Furthermore, despite the homeroom teacher system at most Taiwanese universities, lecturers are often too busy to offer assistance at critical moments.
These cases show that none of the students’ “tangible” significant others — such as lecturers, schoolmates, family members and close friends — were able to provide timely assistance.
Under such circumstances, perhaps we can turn to “intangible” significant others, such as mentors or counselors, to help to save young people suffering from emotional disturbances.
Such intangible spiritual teachers live in publications such as novels, illustrated books and self-help books, as well as audio and video resources such as music and movies.
The characters in such materials can serve as intangible counseling staff for university students, helping them to come back from the low points in their lives, and regain the inner power that they need to deal with a difficult situation.
This use of reading materials as assistance in emotional healing and the enhancement of mental health is called “bibliotherapy” or “healing reading.”

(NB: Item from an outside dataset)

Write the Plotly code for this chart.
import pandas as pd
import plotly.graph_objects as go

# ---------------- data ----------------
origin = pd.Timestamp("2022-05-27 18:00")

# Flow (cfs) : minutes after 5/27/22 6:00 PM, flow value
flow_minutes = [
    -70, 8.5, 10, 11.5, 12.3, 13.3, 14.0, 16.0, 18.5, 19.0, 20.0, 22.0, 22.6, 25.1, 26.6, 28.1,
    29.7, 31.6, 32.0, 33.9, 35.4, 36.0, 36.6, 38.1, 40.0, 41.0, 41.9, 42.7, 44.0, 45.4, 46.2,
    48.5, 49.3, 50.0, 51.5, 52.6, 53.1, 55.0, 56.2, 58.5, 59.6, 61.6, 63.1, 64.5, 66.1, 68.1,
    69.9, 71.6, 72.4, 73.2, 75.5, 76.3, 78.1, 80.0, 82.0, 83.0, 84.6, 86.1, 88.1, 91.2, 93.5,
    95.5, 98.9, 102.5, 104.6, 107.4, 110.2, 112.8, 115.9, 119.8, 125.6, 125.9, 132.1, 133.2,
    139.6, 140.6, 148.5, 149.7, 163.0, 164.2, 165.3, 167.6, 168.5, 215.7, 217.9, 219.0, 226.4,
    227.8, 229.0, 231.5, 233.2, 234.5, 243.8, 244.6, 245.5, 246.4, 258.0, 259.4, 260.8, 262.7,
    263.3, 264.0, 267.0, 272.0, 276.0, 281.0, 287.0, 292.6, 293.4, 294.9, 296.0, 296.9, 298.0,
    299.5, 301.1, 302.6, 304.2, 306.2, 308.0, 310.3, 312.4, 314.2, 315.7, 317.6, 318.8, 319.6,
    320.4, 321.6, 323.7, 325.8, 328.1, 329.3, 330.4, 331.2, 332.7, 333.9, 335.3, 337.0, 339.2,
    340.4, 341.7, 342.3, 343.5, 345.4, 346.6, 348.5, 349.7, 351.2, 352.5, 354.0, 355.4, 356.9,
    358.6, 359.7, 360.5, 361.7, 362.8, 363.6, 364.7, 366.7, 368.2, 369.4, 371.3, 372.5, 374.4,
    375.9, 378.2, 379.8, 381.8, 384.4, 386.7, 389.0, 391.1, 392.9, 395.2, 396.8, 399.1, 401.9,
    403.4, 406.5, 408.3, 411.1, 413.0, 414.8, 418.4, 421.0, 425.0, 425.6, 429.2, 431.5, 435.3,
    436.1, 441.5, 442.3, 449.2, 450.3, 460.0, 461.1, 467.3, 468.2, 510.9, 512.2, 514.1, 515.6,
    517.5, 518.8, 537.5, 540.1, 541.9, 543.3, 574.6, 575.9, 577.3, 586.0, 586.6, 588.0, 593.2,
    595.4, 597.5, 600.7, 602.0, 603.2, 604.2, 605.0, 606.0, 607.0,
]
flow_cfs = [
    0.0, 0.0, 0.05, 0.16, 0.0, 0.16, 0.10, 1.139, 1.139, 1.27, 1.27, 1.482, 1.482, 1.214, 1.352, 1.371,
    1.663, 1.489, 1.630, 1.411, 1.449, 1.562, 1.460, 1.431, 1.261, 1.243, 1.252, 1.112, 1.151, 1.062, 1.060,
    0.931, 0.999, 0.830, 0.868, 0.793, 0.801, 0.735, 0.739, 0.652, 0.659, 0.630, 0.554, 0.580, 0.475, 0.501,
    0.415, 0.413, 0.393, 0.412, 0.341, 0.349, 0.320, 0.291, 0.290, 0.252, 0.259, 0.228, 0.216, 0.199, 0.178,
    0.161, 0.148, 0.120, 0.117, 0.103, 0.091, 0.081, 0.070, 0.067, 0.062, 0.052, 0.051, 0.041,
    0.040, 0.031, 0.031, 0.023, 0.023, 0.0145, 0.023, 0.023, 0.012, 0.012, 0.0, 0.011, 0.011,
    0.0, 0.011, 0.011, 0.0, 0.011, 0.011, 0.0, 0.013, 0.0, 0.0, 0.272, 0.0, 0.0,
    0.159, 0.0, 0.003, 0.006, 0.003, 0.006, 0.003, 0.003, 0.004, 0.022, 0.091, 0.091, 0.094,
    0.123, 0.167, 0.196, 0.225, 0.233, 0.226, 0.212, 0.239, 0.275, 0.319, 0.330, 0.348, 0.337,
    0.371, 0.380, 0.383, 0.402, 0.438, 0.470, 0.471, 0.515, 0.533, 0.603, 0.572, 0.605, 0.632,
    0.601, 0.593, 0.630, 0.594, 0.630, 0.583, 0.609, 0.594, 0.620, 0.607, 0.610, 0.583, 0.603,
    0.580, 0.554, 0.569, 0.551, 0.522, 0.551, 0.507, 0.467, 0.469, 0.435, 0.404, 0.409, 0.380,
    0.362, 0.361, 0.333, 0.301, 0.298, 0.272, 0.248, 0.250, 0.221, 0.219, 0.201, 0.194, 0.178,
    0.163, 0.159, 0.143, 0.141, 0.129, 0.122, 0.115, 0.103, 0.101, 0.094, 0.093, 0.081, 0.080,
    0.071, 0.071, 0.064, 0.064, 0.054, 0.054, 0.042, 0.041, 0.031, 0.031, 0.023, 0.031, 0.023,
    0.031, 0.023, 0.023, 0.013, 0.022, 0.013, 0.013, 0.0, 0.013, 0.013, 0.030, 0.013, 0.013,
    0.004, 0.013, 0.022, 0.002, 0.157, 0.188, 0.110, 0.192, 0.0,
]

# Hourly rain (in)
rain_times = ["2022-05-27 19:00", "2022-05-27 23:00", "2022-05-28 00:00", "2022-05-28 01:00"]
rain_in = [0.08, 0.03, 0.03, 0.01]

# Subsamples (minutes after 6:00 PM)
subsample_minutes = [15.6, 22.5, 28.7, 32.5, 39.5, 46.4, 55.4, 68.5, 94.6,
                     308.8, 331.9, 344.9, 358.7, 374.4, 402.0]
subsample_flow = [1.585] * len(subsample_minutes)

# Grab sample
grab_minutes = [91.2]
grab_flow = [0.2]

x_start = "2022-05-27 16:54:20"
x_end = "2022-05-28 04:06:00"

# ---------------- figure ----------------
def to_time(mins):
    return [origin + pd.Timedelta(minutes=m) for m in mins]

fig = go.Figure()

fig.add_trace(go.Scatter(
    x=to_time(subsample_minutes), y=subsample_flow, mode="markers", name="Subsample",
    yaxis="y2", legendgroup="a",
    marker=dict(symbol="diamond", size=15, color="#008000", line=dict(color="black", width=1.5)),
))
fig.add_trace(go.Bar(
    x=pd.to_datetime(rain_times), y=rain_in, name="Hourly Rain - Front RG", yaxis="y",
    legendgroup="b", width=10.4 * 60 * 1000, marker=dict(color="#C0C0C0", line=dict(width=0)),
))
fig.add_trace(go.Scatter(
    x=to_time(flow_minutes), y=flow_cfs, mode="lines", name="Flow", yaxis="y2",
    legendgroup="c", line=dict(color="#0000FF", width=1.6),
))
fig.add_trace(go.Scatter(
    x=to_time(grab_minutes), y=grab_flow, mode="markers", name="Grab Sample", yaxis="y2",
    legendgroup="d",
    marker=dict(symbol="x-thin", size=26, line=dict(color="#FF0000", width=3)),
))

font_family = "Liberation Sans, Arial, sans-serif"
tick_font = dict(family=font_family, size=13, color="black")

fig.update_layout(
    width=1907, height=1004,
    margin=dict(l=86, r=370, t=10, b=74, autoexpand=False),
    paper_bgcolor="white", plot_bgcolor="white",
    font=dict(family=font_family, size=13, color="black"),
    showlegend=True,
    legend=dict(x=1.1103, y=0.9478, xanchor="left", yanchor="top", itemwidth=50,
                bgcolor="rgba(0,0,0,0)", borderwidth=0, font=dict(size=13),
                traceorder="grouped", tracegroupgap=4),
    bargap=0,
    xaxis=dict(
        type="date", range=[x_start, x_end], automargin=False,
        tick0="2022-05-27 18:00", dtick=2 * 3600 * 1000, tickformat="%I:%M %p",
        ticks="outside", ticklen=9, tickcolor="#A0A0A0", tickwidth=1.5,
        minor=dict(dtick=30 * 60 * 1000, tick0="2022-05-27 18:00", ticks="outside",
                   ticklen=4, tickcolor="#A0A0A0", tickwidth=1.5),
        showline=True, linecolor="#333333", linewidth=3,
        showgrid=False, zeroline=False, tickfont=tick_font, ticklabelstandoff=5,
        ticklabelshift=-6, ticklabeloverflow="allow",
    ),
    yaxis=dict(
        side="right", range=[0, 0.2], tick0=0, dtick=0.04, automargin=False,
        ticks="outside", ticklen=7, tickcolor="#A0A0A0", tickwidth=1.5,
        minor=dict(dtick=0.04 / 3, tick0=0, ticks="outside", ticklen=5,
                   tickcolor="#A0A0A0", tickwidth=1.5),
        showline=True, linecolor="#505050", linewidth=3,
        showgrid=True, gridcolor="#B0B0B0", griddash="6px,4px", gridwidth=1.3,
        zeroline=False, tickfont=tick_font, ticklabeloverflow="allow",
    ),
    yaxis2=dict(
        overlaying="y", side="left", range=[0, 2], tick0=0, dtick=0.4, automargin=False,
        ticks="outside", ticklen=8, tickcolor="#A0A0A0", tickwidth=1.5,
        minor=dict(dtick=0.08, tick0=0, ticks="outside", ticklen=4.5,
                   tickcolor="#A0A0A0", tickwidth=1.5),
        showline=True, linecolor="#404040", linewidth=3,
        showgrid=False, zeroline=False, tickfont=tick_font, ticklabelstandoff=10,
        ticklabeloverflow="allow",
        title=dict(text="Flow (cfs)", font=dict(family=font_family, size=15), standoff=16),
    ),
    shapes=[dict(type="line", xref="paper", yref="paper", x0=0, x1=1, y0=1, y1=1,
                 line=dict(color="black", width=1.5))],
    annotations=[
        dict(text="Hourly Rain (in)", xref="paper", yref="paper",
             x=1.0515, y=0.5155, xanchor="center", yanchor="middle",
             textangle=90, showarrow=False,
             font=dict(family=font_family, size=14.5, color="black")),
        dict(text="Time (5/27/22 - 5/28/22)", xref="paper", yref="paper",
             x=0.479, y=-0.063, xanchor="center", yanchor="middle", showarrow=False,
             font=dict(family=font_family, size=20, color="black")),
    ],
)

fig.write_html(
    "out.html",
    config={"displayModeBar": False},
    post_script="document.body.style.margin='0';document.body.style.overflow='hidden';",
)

The concept that reading can soothe people’s mind goes far back in time, and the approach has been popular overseas for many years. For example, in May, the BBC’s 6 Minute English ran an episode titled “The soothing power of books,” introducing the concept of bibliotherapy.
Why can reading soothe our mind? There is nothing new under the sun: Many people have lived through similar hardships and suffering in the long history of human civilization. People of former times recorded their stories by putting them into words, music and songs.
Through interaction with such materials, readers can come to understand that they are not the only one suffering such hardship, and they can relate to the content with a sense of identification, which can help relieve the negative emotions accumulated in their hearts, thereby making it possible to permit the catharsis of emotions.
By seeing how the characters in these texts have solved their problems, readers might gain insights and learn how to solve their own emotional problems.
Based on this, every library, students’ counseling center and university department should set up a special corner with healing materials. It could be decorated as a warm and soothing space, so that students can at least have a shelter to go to at times when they are troubled and helpless.
In that corner, they can find their intangible significant others who are always willing to accompany, listen and empathize with them, while they share their happiness and sorrow with each other. By doing so, we might be able to catch one or more young people when they fall.
Some of Taiwan’s university and public libraries have already set up such sections, including National Tsing Hua University Library in Hsinchu City, National Chung Cheng University Library in Chiayi County, the Taichung Public Library and Taitung County’s Luye Township Library.
By applying this method, they uphold a humanitarian spirit and fulfill their social responsibility and serve as good examples to us all.
Chen Su-may Sheih is a professor at National Taiwan University’s Department of Library and Information Science.